§ **Raw records**:
▬▬▬▬▬▬
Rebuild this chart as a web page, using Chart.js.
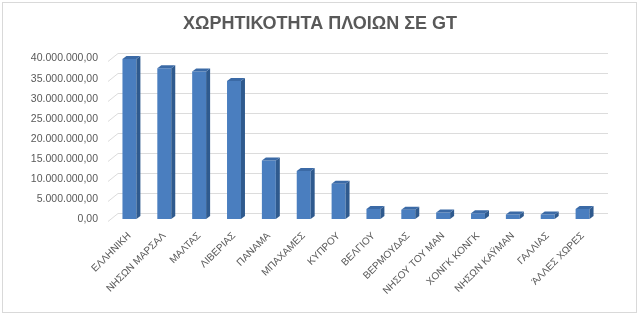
<!DOCTYPE html>
<html>
<head>
<meta charset="utf-8">
<script src="https://cdn.jsdelivr.net/npm/chart.js@4"></script>
<style>
  html, body { margin: 0; padding: 0; background: #ffffff; }
  #wrap { width: 640px; height: 316px; position: relative; }
</style>
</head>
<body>
<div id="wrap"><canvas id="c"></canvas></div>
<script>
const categories = [
  "ΕΛΛΗΝΙΚΗ", "ΝΗΣΩΝ ΜΑΡΣΑΛ", "ΜΑΛΤΑΣ", "ΛΙΒΕΡΙΑΣ", "ΠΑΝΑΜΑ", "ΜΠΑΧΑΜΕΣ", "ΚΥΠΡΟΥ",
  "ΒΕΛΓΙΟΥ", "ΒΕΡΜΟΥΔΑΣ", "ΝΗΣΟΥ ΤΟΥ ΜΑΝ", "ΧΟΝΓΚ ΚΟΝΓΚ", "ΝΗΣΩΝ ΚΑΫΜΑΝ", "ΓΑΛΛΙΑΣ", "ΆΛΛΕΣ ΧΩΡΕΣ"
];
const tonnageGT = [
  39900000, 37600000, 36800000, 34400000, 14600000, 12000000, 8800000,
  2500000, 2300000, 1650000, 1450000, 1150000, 1100000, 2500000
];
const yTickValues = [0, 5000000, 10000000, 15000000, 20000000, 25000000, 30000000, 35000000, 40000000];
const chartTitle = "ΧΩΡΗΤΙΚΟΤΗΤΑ ΠΛΟΙΩΝ ΣΕ GT";

function formatGreek(v) {
  const intPart = Math.round(v).toString().replace(/\B(?=(\d{3})+(?!\d))/g, ".");
  return intPart + ",00";
}

const FRONT = "#4a7ebf";
const SIDE = "#2f5a8e";
const TOP = "#3b6aa6";
const GRID = "#dcdcdc";
const TEXT = "#595959";
const DX = 4, DY = 3;      // bar depth
const WX = 8, WY = 6;      // wall depth

const wallPlugin = {
  id: "wall",
  beforeDatasetsDraw(chart) {
    const ctx = chart.ctx;
    const y = chart.scales.y;
    const area = chart.chartArea;
    ctx.save();
    ctx.strokeStyle = GRID;
    ctx.lineWidth = 1;
    yTickValues.forEach(v => {
      const py = Math.round(y.getPixelForValue(v)) + 0.5;
      ctx.beginPath();
      ctx.moveTo(area.left - 4, py + 2);
      ctx.lineTo(area.left + WX - 2, py - WY);
      ctx.lineTo(area.right + WX, py - WY);
      ctx.stroke();
    });
    ctx.restore();
  },
  afterDatasetsDraw(chart) {
    const ctx = chart.ctx;
    const meta = chart.getDatasetMeta(0);
    ctx.save();
    meta.data.forEach(bar => {
      const p = bar.getProps(["x", "y", "base", "width"], true);
      const l = p.x - p.width / 2, r = p.x + p.width / 2;
      const top = p.y, base = p.base;
      ctx.fillStyle = SIDE;
      ctx.beginPath();
      ctx.moveTo(r, top);
      ctx.lineTo(r + DX, top - DY);
      ctx.lineTo(r + DX, base - DY);
      ctx.lineTo(r, base);
      ctx.closePath();
      ctx.fill();
      ctx.fillStyle = TOP;
      ctx.beginPath();
      ctx.moveTo(l, top);
      ctx.lineTo(l + DX, top - DY);
      ctx.lineTo(r + DX, top - DY);
      ctx.lineTo(r, top);
      ctx.closePath();
      ctx.fill();
    });
    ctx.restore();
  },
  afterDraw(chart) {
    const ctx = chart.ctx;
    ctx.save();
    ctx.strokeStyle = "#d9d9d9";
    ctx.lineWidth = 1;
    ctx.strokeRect(2.5, 2.5, 634, 310);
    ctx.restore();
  }
};

new Chart(document.getElementById("c"), {
  type: "bar",
  data: {
    labels: categories,
    datasets: [{
      data: tonnageGT,
      backgroundColor: FRONT,
      borderWidth: 0,
      categoryPercentage: 1,
      barPercentage: 0.4
    }]
  },
  plugins: [wallPlugin],
  options: {
    responsive: true,
    maintainAspectRatio: false,
    animation: false,
    layout: { padding: { left: 26, right: 26, top: 0, bottom: 0 } },
    plugins: {
      legend: { display: false },
      tooltip: { enabled: false },
      title: {
        display: true,
        text: chartTitle,
        color: TEXT,
        font: { family: "Liberation Sans", size: 18, weight: "bold" },
        padding: { top: 13, bottom: 24 }
      }
    },
    scales: {
      x: {
        grid: { display: false, drawTicks: false },
        border: { display: false },
        ticks: {
          color: TEXT,
          font: { family: "Liberation Sans", size: 10 },
          minRotation: 45,
          maxRotation: 45,
          autoSkip: false,
          padding: 11
        },
        afterFit(scale) { scale.height = 97; }
      },
      y: {
        min: 0,
        max: 40000000,
        grid: { display: false, drawTicks: false },
        border: { display: false },
        afterBuildTicks(scale) { scale.ticks = yTickValues.map(v => ({ value: v })); },
        ticks: {
          color: TEXT,
          font: { family: "Liberation Sans", size: 10.5 },
          padding: 14,
          callback: v => formatGreek(v)
        },
        afterFit(scale) { scale.width = 86; }
      },
      yRight: {
        position: "right",
        min: 0,
        max: 40000000,
        grid: { display: false, drawTicks: false },
        border: { display: false },
        ticks: { display: false },
        afterFit(scale) { scale.width = 14; }
      }
    }
  }
});
</script>
</body>
</html>
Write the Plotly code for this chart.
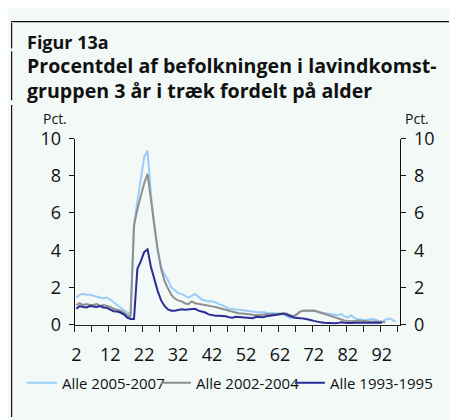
import plotly.graph_objects as go

ages = list(range(2, 98))

alle_2005_2007 = [
    1.45, 1.6, 1.65, 1.6, 1.6, 1.55, 1.5, 1.45, 1.4, 1.45,
    1.35, 1.2, 1.05, 0.95, 0.8, 0.65, 0.6, 5.4, 6.6, 7.8,
    9.0, 9.35, 7.0, 5.2, 4.0, 3.1, 2.7, 2.4, 2.0, 1.85,
    1.7, 1.65, 1.55, 1.45, 1.55, 1.65, 1.5, 1.35, 1.3, 1.25,
    1.25, 1.2, 1.1, 1.05, 0.95, 0.85, 0.85, 0.8, 0.8, 0.78,
    0.75, 0.7, 0.7, 0.68, 0.65, 0.68, 0.63, 0.6, 0.62, 0.6,
    0.6, 0.55, 0.45, 0.35, 0.45, 0.6, 0.72, 0.75, 0.74, 0.76,
    0.75, 0.68, 0.65, 0.62, 0.6, 0.57, 0.52, 0.5, 0.58, 0.45,
    0.38, 0.5, 0.35, 0.28, 0.27, 0.25, 0.27, 0.3, 0.28, 0.2,
    0.17, 0.25, 0.33, 0.28, 0.15, None,
]

alle_2002_2004 = [
    1.05, 1.15, 1.05, 1.1, 1.05, 1.05, 1.1, 1.0, 1.05, 1.0,
    0.95, 0.85, 0.8, 0.75, 0.65, 0.5, 0.45, 5.3, 6.2, 6.9,
    7.6, 8.1, 6.7, 5.2, 4.0, 3.0, 2.35, 1.95, 1.6, 1.4,
    1.3, 1.25, 1.15, 1.1, 1.25, 1.15, 1.1, 1.08, 1.05, 1.0,
    0.98, 0.95, 0.9, 0.85, 0.78, 0.72, 0.68, 0.62, 0.6, 0.6,
    0.58, 0.55, 0.5, 0.5, 0.52, 0.55, 0.55, 0.55, 0.55, 0.56,
    0.6, 0.62, 0.6, 0.5, 0.45, 0.55, 0.7, 0.75, 0.76, 0.75,
    0.76, 0.7, 0.62, 0.58, 0.52, 0.46, 0.38, 0.3, 0.25, 0.22,
    0.2, 0.17, 0.18, 0.22, 0.2, 0.17, 0.17, 0.15, 0.17, 0.15,
    0.13, 0.12, None, None, None, None,
]

alle_1993_1995 = [
    0.85, 1.0, 0.95, 0.92, 1.0, 0.98, 0.95, 1.0, 0.92, 0.9,
    0.8, 0.72, 0.7, 0.65, 0.55, 0.38, 0.3, 0.3, 3.0, 3.4,
    3.9, 4.05, 3.1, 2.4, 1.8, 1.3, 1.0, 0.82, 0.75, 0.75,
    0.8, 0.82, 0.8, 0.83, 0.82, 0.85, 0.75, 0.7, 0.65, 0.55,
    0.5, 0.48, 0.47, 0.47, 0.45, 0.4, 0.37, 0.42, 0.4, 0.36,
    0.34, 0.36, 0.34, 0.42, 0.42, 0.4, 0.45, 0.48, 0.5, 0.5,
    0.55, 0.6, 0.55, 0.46, 0.38, 0.34, 0.34, 0.33, 0.3, 0.25,
    0.2, 0.15, 0.12, 0.1, 0.08, 0.08, 0.07, 0.08, 0.12, 0.1,
    0.08, 0.08, 0.1, 0.1, 0.1, 0.1, 0.1, 0.1, 0.1, 0.1,
    0.1, None, None, None, None, None,
]

series_names = ["Alle 2005-2007", "Alle 2002-2004", "Alle 1993-1995"]
series_colors = ["#9ACDFA", "#8F8F8F", "#2A2C98"]
x_tick_labels = [2, 12, 22, 32, 42, 52, 62, 72, 82, 92]
y_ticks = [0, 2, 4, 6, 8, 10]

W, H = 457, 420
BG = "#F2F9F6"
FONT = "Open Sans"

fig = go.Figure()
for i, (name, vals, col) in enumerate(zip(series_names,
                                          [alle_2005_2007, alle_2002_2004, alle_1993_1995],
                                          series_colors)):
    fig.add_trace(go.Scatter(x=ages, y=vals, mode="lines", name=name,
                             line=dict(color=col, width=2), connectgaps=False,
                             legendwidth=(110 if i == 2 else None)))
# invisible trace so the right-hand axis is drawn
fig.add_trace(go.Scatter(x=[ages[0]], y=[0], yaxis="y2", mode="lines", showlegend=False,
                         hoverinfo="skip", line=dict(width=0), opacity=0))

# page has an 8px body margin: positions below are in figure pixels
x0, x1 = 64 / W, 392 / W
y0, y1 = 1 - 322 / H, 1 - 124.7 / H

fig.update_layout(
    width=W, height=H, autosize=False,
    margin=dict(l=0, r=0, t=0, b=0),
    paper_bgcolor=BG, plot_bgcolor=BG,
    font=dict(family=FONT, color="#111111"),
    xaxis=dict(domain=[x0, x1], range=[1.5, 97.5], tickmode="array", tickvals=x_tick_labels,
               ticks="", showgrid=False, zeroline=False, showline=True, linecolor="#222222",
               linewidth=1, tickfont=dict(size=18, family=FONT, color="#111111"),
               ticklabelstandoff=14,
               minor=dict(tickmode="array", tickvals=[1.5 + 5 * k for k in range(20)],
                          ticks="outside", ticklen=6, tickcolor="#222222", tickwidth=1, showgrid=False)),
    yaxis=dict(domain=[y0, y1], range=[0, 10], tickmode="array", tickvals=y_ticks,
               ticks="outside", ticklen=5, tickcolor="#111111", showgrid=False, zeroline=False,
               showline=True, linecolor="#111111", linewidth=1,
               tickfont=dict(size=18, family=FONT, color="#111111"), ticklabelstandoff=4),
    yaxis2=dict(overlaying="y", side="right", range=[0, 10], tickmode="array", tickvals=y_ticks,
                ticks="outside", ticklen=5, tickcolor="#111111", showgrid=False, zeroline=False,
                showline=True, linecolor="#111111", linewidth=1,
                tickfont=dict(size=18, family=FONT, color="#111111"), ticklabelstandoff=4),
    legend=dict(orientation="h", x=11 / W, xanchor="left", y=1 - 384 / H, yanchor="middle",
                font=dict(size=15, family=FONT, color="#111111"), bgcolor="rgba(0,0,0,0)",
                entrywidth=89, entrywidthmode="pixels", itemwidth=30),
    showlegend=True,
)

ann = [
    dict(text="<b>Figur 13a</b>", x=13.7 / W, y=1 - 22.5 / H, size=18),
    dict(text="<b>Procentdel af befolkningen i lavindkomst-<br>gruppen 3 år i træk fordelt på alder</b>",
         x=13.7 / W, y=1 - 60.4 / H, size=19.6),
    dict(text="Pct.", x=30 / W, y=1 - 103 / H, size=14),
    dict(text="Pct.", x=394.5 / W, y=1 - 103 / H, size=14),
]
for a in ann:
    fig.add_annotation(text=a["text"], xref="paper", yref="paper", x=a["x"], y=a["y"],
                       xanchor="left", yanchor="middle", align="left", showarrow=False,
                       font=dict(size=a["size"], family=FONT, color="#111111"))

line_col = "#111111"
fig.add_shape(type="line", xref="paper", yref="paper", x0=0, x1=1, y0=1 - 0.6 / H, y1=1 - 0.6 / H,
              line=dict(color=line_col, width=1.2))
for ya, yb in [(2, 29), (32, 84), (89, 420)]:
    fig.add_shape(type="line", xref="paper", yref="paper", x0=0.6 / W, x1=0.6 / W,
                  y0=1 - ya / H, y1=1 - yb / H, line=dict(color=line_col, width=1.2))

fig.write_html("out.html")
▬▬▬▬▬▬
§ **Required task**: Begin at the first line of the data above and repeat each line exactly, stopping after the line containing "const WX = 8, WY". Omit the pictures.

§ **Task answer**:
Rebuild this chart as a web page, using Chart.js.
<!DOCTYPE html>
<html>
<head>
<meta charset="utf-8">
<script src="https://cdn.jsdelivr.net/npm/chart.js@4"></script>
<style>
  html, body { margin: 0; padding: 0; background: #ffffff; }
  #wrap { width: 640px; height: 316px; position: relative; }
</style>
</head>
<body>
<div id="wrap"><canvas id="c"></canvas></div>
<script>
const categories = [
  "ΕΛΛΗΝΙΚΗ", "ΝΗΣΩΝ ΜΑΡΣΑΛ", "ΜΑΛΤΑΣ", "ΛΙΒΕΡΙΑΣ", "ΠΑΝΑΜΑ", "ΜΠΑΧΑΜΕΣ", "ΚΥΠΡΟΥ",
  "ΒΕΛΓΙΟΥ", "ΒΕΡΜΟΥΔΑΣ", "ΝΗΣΟΥ ΤΟΥ ΜΑΝ", "ΧΟΝΓΚ ΚΟΝΓΚ", "ΝΗΣΩΝ ΚΑΫΜΑΝ", "ΓΑΛΛΙΑΣ", "ΆΛΛΕΣ ΧΩΡΕΣ"
];
const tonnageGT = [
  39900000, 37600000, 36800000, 34400000, 14600000, 12000000, 8800000,
  2500000, 2300000, 1650000, 1450000, 1150000, 1100000, 2500000
];
const yTickValues = [0, 5000000, 10000000, 15000000, 20000000, 25000000, 30000000, 35000000, 40000000];
const chartTitle = "ΧΩΡΗΤΙΚΟΤΗΤΑ ΠΛΟΙΩΝ ΣΕ GT";

function formatGreek(v) {
  const intPart = Math.round(v).toString().replace(/\B(?=(\d{3})+(?!\d))/g, ".");
  return intPart + ",00";
}

const FRONT = "#4a7ebf";
const SIDE = "#2f5a8e";
const TOP = "#3b6aa6";
const GRID = "#dcdcdc";
const TEXT = "#595959";
const DX = 4, DY = 3;      // bar depth
const WX = 8, WY = 6;      // wall depth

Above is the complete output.